Niestety dla Celtów, start drugiej połowy w ich wykonaniu nie był zbyt dobry (schorzenie znane powszechnie jako syndrom trzeciej kwarty) i Knicks szybko dogonili gospodarzy, doprowadzając do remisu 59-59, by po chwili wyjść nawet na prowadzenie. Tym razem to Celtics mieli spore problemy z trafianiem, popełniając też sporo prostych błędów i dając po prostu Knicks pole do popisu, którzy krok po kroku powiększali przewagę. Dość powiedzieć, że w ciągu 17 minut gry Bostończycy zdobyli ledwie 17 punktów przy… 41 ze strony rywali. Jednym z niewielu Celtów, którzy utrzymywali dobry poziom był Lee, dzięki któremu widać było różnicę między ławką a słabo spisującymi się starterami. Przed ostatnią kwartą Knicks prowadzili więc 73-68, wygrywając trzecią kwartę – w której C’s trafili sześć z 18 prób – stosunkiem 23-12.
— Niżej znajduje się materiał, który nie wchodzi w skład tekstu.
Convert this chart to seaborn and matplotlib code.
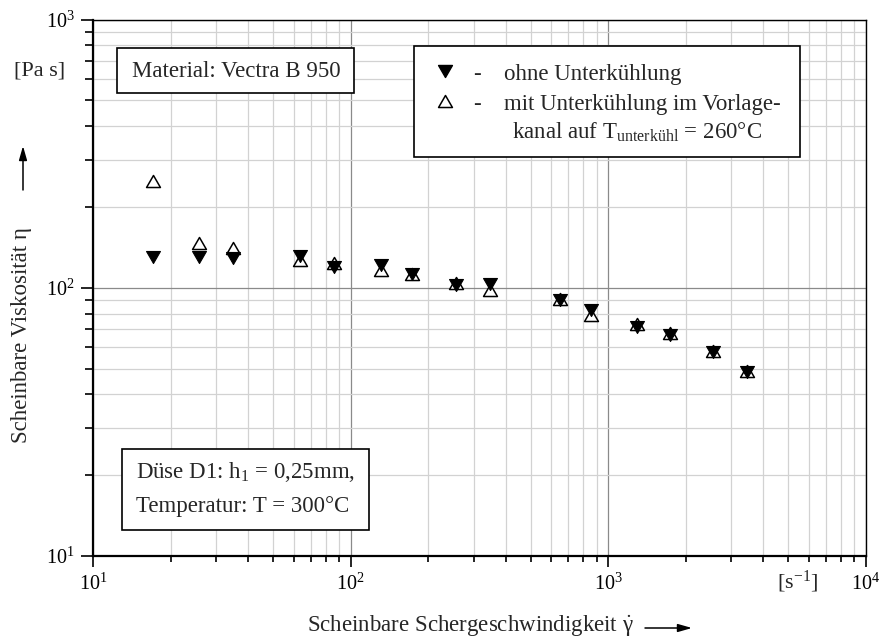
import matplotlib
matplotlib.use("Agg")
import matplotlib.pyplot as plt
from matplotlib.path import Path
from matplotlib.patches import Rectangle
from matplotlib.ticker import LogLocator, LogFormatterSciNotation, NullFormatter
import pandas as pd
import seaborn as sns

# Scheinbare Schergeschwindigkeit [1/s]
shear_rate = [17.1, 25.7, 35.0, 63.8, 86.5, 131, 173, 257, 346, 647, 859, 1291, 1730, 2552, 3460]
# Scheinbare Viskosität ohne Unterkühlung [Pa s]
eta_ohne = [130, 130, 129, 131, 120, 122, 113, 102, 103, 90.3, 82.4, 71.1, 66.5, 57.5, 48.5]
# Scheinbare Viskosität mit Unterkühlung im Vorlagekanal [Pa s]
eta_mit = [251, 147, 141, 127, 124, 116, 113, 104, 98.4, 90.8, 79.3, 73.5, 68.0, 58.2, 49.0]

serie_ohne = "ohne Unterkühlung"
serie_mit = "mit Unterkühlung"

x_limits = (10, 1e4)
y_limits = (10, 1e3)

df = pd.DataFrame({
    "shear": shear_rate + shear_rate,
    "eta": eta_ohne + eta_mit,
    "serie": [serie_ohne] * len(shear_rate) + [serie_mit] * len(shear_rate),
})

sns.set_theme(style="white")
plt.rcParams["font.family"] = ["Liberation Serif", "DejaVu Serif"]
plt.rcParams["mathtext.fontset"] = "custom"
plt.rcParams["mathtext.rm"] = "Liberation Serif"
plt.rcParams["mathtext.it"] = "Liberation Serif:italic"
plt.rcParams["mathtext.bf"] = "Liberation Serif:bold"

W, H = 882, 641
fig = plt.figure(figsize=(W / 100, H / 100), dpi=100)
L, R, T, B = 93, 866, 19.5, 556
ax = fig.add_axes([L / W, 1 - B / H, (R - L) / W, (B - T) / H])


def ap(x, y):
    """Pixel position (from top-left) -> axes fraction."""
    return (x - L) / (R - L), (B - y) / (B - T)


# equilateral triangles
tri_down = Path([(0, -0.866), (-1, 0.866), (1, 0.866), (0, -0.866)], closed=True)
tri_up = Path([(0, 0.866), (-1, -0.866), (1, -0.866), (0, 0.866)], closed=True)
msize = 100

ax.set_xscale("log")
ax.set_yscale("log")

sns.scatterplot(data=df[df.serie == serie_mit], x="shear", y="eta", marker=tri_up,
                s=msize, color="black", facecolor="white", edgecolor="black",
                linewidth=1.1, ax=ax, zorder=3, legend=False)
sns.scatterplot(data=df[df.serie == serie_ohne], x="shear", y="eta", marker=tri_down,
                s=msize, color="black", facecolor="black", edgecolor="black",
                linewidth=0.8, ax=ax, zorder=4, legend=False)

ax.set_xlim(*x_limits)
ax.set_ylim(*y_limits)
ax.set_xlabel("")
ax.set_ylabel("")

for axis in (ax.xaxis, ax.yaxis):
    axis.set_major_locator(LogLocator(base=10))
    axis.set_minor_locator(LogLocator(base=10, subs=range(2, 10)))
    axis.set_major_formatter(LogFormatterSciNotation())
    axis.set_minor_formatter(NullFormatter())

ax.grid(which="major", color="#8a8a8a", lw=0.9)
ax.grid(which="minor", color="#d2d2d2", lw=0.9)
ax.set_axisbelow(True)

ax.tick_params(axis="both", which="both", direction="out", colors="black",
               bottom=True, left=True, top=False, right=False, labelsize=14.5)
ax.tick_params(axis="y", which="major", length=9, width=1.2, pad=4)
ax.tick_params(axis="y", which="minor", length=6, width=1.2)
ax.tick_params(axis="x", which="major", length=8, width=1.2, pad=5)
ax.tick_params(axis="x", which="minor", length=4, width=1.2)

for name, sp in ax.spines.items():
    sp.set_visible(True)
    sp.set_color("black")
    sp.set_linewidth(1.6 if name in ("left", "bottom") else 1.0)

tf = ax.transAxes
fs_box = 16.5
fs_lab = 16.5

# Material box
t_mat = ax.text(*ap(131.7, 76.7), "Material: Vectra B 950", fontsize=fs_box,
                ha="left", va="baseline", transform=tf, zorder=6, clip_on=False)

# Nozzle / temperature box
t_d1 = ax.text(*ap(136, 478), r"Düse D1: h$_{1}$ = 0,25mm,", fontsize=fs_box,
               ha="left", va="baseline", transform=tf, zorder=6, clip_on=False)
t_d2 = ax.text(*ap(136, 511.7), "Temperatur: T = 300°C", fontsize=fs_box,
               ha="left", va="baseline", transform=tf, zorder=6, clip_on=False)

# Legend
lx0, lx1, ly0, ly1 = 414, 800, 46, 157
x0, y0 = ap(lx0, ly1)
x1, y1 = ap(lx1, ly0)
ax.add_patch(Rectangle((x0, y0), x1 - x0, y1 - y0, transform=tf, facecolor="white",
                       edgecolor="black", lw=1.2, zorder=5, clip_on=False))
ax.scatter(*ap(445, 70.7), marker=tri_down, s=msize, color="black", transform=tf,
           zorder=6, clip_on=False)
ax.scatter(*ap(445, 100.5), marker=tri_up, s=msize, facecolor="white", edgecolor="black",
           linewidth=1.1, transform=tf, zorder=6, clip_on=False)
for yb in (80, 110):
    ax.text(*ap(477, yb), "-", fontsize=fs_box, ha="center", va="baseline",
            transform=tf, zorder=6, clip_on=False)
ax.text(*ap(504, 80), "ohne Unterkühlung", fontsize=fs_box, ha="left", va="baseline",
        transform=tf, zorder=6, clip_on=False)
ax.text(*ap(504, 110), "mit Unterkühlung im Vorlage-", fontsize=fs_box, ha="left",
        va="baseline", transform=tf, zorder=6, clip_on=False)
ax.text(*ap(512, 139), r"kanal auf T$_{\mathrm{unterkühl}}$ = 260°C", fontsize=fs_box,
        ha="left", va="baseline", transform=tf, zorder=6, clip_on=False)

# Axis titles, units and arrows
ax.text(*ap(22, 335), "Scheinbare Viskosität η", rotation=90, fontsize=fs_lab,
        ha="center", va="center", transform=tf, clip_on=False)
ax.annotate("", xy=ap(23, 146), xytext=ap(23, 190), xycoords="axes fraction",
            textcoords="axes fraction", annotation_clip=False,
            arrowprops=dict(arrowstyle="-|>,head_length=0.7,head_width=0.2",
                            lw=1.1, color="black", shrinkA=0, shrinkB=0))
ax.text(*ap(470, 632), r"Scheinbare Schergeschwindigkeit $\dot{\mathrm{\gamma}}$",
        fontsize=fs_lab, ha="center", va="baseline", transform=tf, clip_on=False)
ax.annotate("", xy=ap(692, 628), xytext=ap(645, 628), xycoords="axes fraction",
            textcoords="axes fraction", annotation_clip=False,
            arrowprops=dict(arrowstyle="-|>,head_length=0.7,head_width=0.2",
                            lw=1.1, color="black", shrinkA=0, shrinkB=0))
ax.text(*ap(40, 71), "[Pa s]", fontsize=16, ha="center", va="center",
        transform=tf, clip_on=False)
ax.text(*ap(798, 582), r"[s$^{-1}$]", fontsize=16, ha="center", va="center",
        transform=tf, clip_on=False)

# size the text boxes around their contents
fig.canvas.draw()
rend = fig.canvas.get_renderer()


def frame(texts, left, top, bottom, pad):
    right = max(t.get_window_extent(rend).x1 for t in texts) + pad
    bx0, by0 = ap(left, bottom)
    bx1, by1 = ap(right, top)
    ax.add_patch(Rectangle((bx0, by0), bx1 - bx0, by1 - by0, transform=tf,
                           facecolor="white", edgecolor="black", lw=1.2,
                           zorder=5, clip_on=False))


frame([t_mat], 117, 48, 92.7, 14)
frame([t_d1, t_d2], 122, 449, 530, 14)

fig.savefig("out.png", dpi=100)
Celtics nie ułatwili sobie zadania na początku czwartej kwarty, wciąż grając bez pomysłu i bez płynnego przejścia piłki w ataku. Brakowało przede wszystkim agresywniejszych wejść pod kosz, a większość akcji zabierała Celtom kilkanaście sekund zanim udało im się dojść do jakiejkolwiek – niekoniecznie dobrej – pozycji. Kilka dobrych w obronie akcji dało jednak Celtom szansę na odrobienie strat i Celtowie tę szansę wykorzystali, notując 10 punktów bez odpowiedzi rywala (trójki Faveraniego, Bradleya) i wracając do spotkania – NYK przez prawie sześć minut gry zdobyli ledwie dwa punkty. Mimo to, Bostończycy wciąż nie mogli wyjść na prowadzenie… aż do kolejnej trójki Avery Bradleya (5/12 FG, 2/3 3PT, 13 pkt, 6 zb) na nieco ponad 2 minuty przed końcem spotkania. Chwilę potem świetnie rolującego do kosza Faveraniego obsłużył niesamowicie nieskuteczny Crawforda, dzięki przewaga gospodarzy wynosiła 4 punkty. To wszystko zawdzięczają jednak solidnej postawie w obronie w ostatniej kwarcie (goście zdobyli tylko 13 punktów w 4q i ledwie sześć przez ostatnie siedem minut). W decydującej akcji trafił jeszcze Green (z faulem, choć wolnego nie wykorzystał), a Celtics wygrali ostatecznie 90-86.

Pięć rzeczy, które zobaczyliśmy:

  1. Kelly Olynyka. Olynyk wrócił po 10 meczach i w 14 minut gry zaprezentował się całkiem nieźle, a najbardziej pamiętnym momentem był oczywiście efektowny blok. Kelly dołożył do tego też 3 punkty oraz 4 zbiórki. Popełnił także trzy straty. Straty były zresztą problemem całej drużyny – Celtowie popełnili ich ogółem 15. Dla porównania: Knicks mieli ich ledwie sześć. A mimo to i tak wygrali Zieloni.
  2. Dobrą pierwszą kwartę. Kwartę, w której Celtics trafili 63% swoich rzutów. Dalej już tak różowo nie było (szczególnie jeśli weźmiemy pod uwagę trzecią kwartę, w której Celtowie roztrwonili 17-punktową przewagę), ale ostatecznie skuteczność ekipy z Bostonu wyniosła 48.5% (w tym 33% zza łuku, 7 trafionych trójek) przy równych 40% (w tym 23.8% zza łuku, 5 trafionych trójek) po stronie Knicks.
  3. Świetnego Courtneya Lee. Lee zaliczył season-high 18 punktów na świetnej skuteczności, będąc zdecydowanie najlepszym rezerwowym Celtics w tym meczu i zapewniając sporo dobrej gry oraz energii z drugiego garnituru. Występ ten jest niejako potwierdzeniem faktu, iż Courtney rozgrywa naprawdę dobry sezon – być może nawet najlepszy w karierze – będąc przede wszystkim efektywnym (a ciężko być bardziej efektywnym niż zdobywając 18 punktów w 19 minut).
  4. Słabiutkich Jeffa Greena oraz Jordana Crawforda. Choć trzeba przyznać, że Green (3/7 FG, 1/3 3PT, 1/3 FT, 8 pkt, 4 zb) odwalił kapitalną robotę w obronie w czwartej kwarcie na Melo, a na dodatek trafił coś na kształt daggera. Crawford z kolei miał kilka dobrych podań w decydujących minutach, ale ogółem popełniał błąd za błędem i zaliczył chyba najgorsze w tym sezonie spotkanie.
  5. Dobrą grę Jareda Sullingera. Przynajmniej w pierwszej połowie, kiedy to Jared totalnie dominował pod koszami. W drugiej nieco znikł (ledwie dwa punkty zdobyte na początku trzeciej kwarty), a dodatkowo Brad Stevens zdecydował się grać w końcówce Faveranim, a nie Sullingerem właśnie, co zresztą wyszło Celtom na dobre. Warto dodać, że Bostończycy – także dzięki Sullingerowi – wygrali walkę na tablicach (choć największy w to wkład miał… Brandon Bass, zdobywca 10 puntów i 8 zbiórek) stosunkiem 42-38.